The movement was small in numbers in South Africa but in the void created by a lack of much else, we were very vocal and very noticeable in the larger urban and more liberal English speaking cities.
Around that time a cinema in Hillbrow, the only part of Johannesburg with any nightlife, started showing a film about Hendrix every Friday night at midnight. It was part performance, part interview with the people who knew him. For us it was the closest we could get to real rock music, other than our precious record collections. A horde of us would descend on the cinema, sit back and watch his magic on the big screen, The prerequisite LSD we all took before each showing fueled our absorption. Before long, we knew every word of every interview, knew every not of the live footage but still went back for more.
Not all the student anti-apartheid troops staddled politics with rock and drugs but enough did to infuse the movement.

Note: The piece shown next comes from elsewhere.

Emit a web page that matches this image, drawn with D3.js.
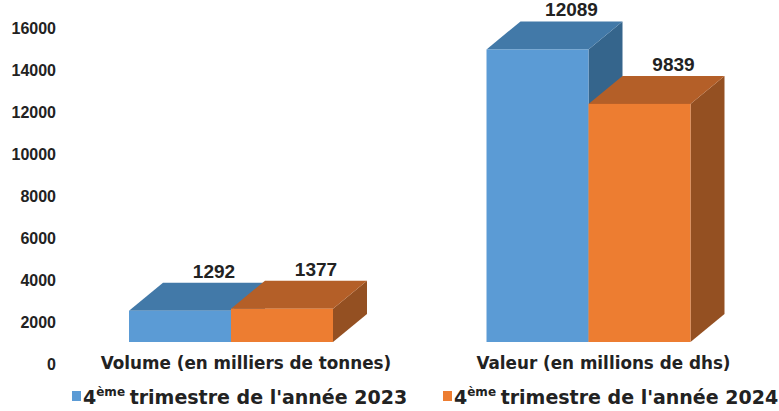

On a Friday afternoon in 1973 the police invaded Cape Town Cathedral where students were holding a silent vigil agsinst Apartheid. Students were beaten with batons amongst the pews. We knew we would be hitting the streets on Monday. We spent the weekend cutting up pieces of cloth for the inevitable tear gas, making placards and banners denouncing evil in all it's forms. Fueling our energy and commitment was a non stop rock soundtrack, with Jimi Hendrix getting more play than anyone else.
Not that his music spoke directly of protest or revolution. He was revolution personified.
We battled with police for the next week in and around campus. By Friday government decree and a final invasion of plain clothed police with batons beat us into submission, hauling a few hundred off to prison. Things quieted down but our passion didn't. We did more than protest. We went out to rural areas and built one and two roomed classrooms for black children who had no direct access to education. We organzized, we exposed and we wrote.
As part of the editorial staff of the college newspaper I was eventually charged by the government with 32 counts of obscenity and defamation. By most standards it was neither obscene or defamatory but in the authorities eyes we had gone to far. Charges were eventually dropped against me and all but two others and we made the first story on the national news for some fleeting fame.
I moved on after college and settled in America in a new era. The battle in South Africa intensified as the black majority revolted. A few of my friends from that era died later on at the hand of government assassins, many others died in the violence that lasted from 1976 to 1990. By comparison, the police handled our samll but passionate band with kid gloves. The worst any of us received were some welts from police batons. Even white radicals received some level of protection from the Apartheid regime.
Apartheid was eventually beaten. It took the black majority population to rise up, giving their lives if necessary, a commitment I could never reach. I played a small role in that, it was the best I could do, but it changed me forever.
Everything has a soundtrack and the music of that time in my life featured Jimi Hendrix's music above all. His star shone so bright, it seemed he was always destined to leave us far too early.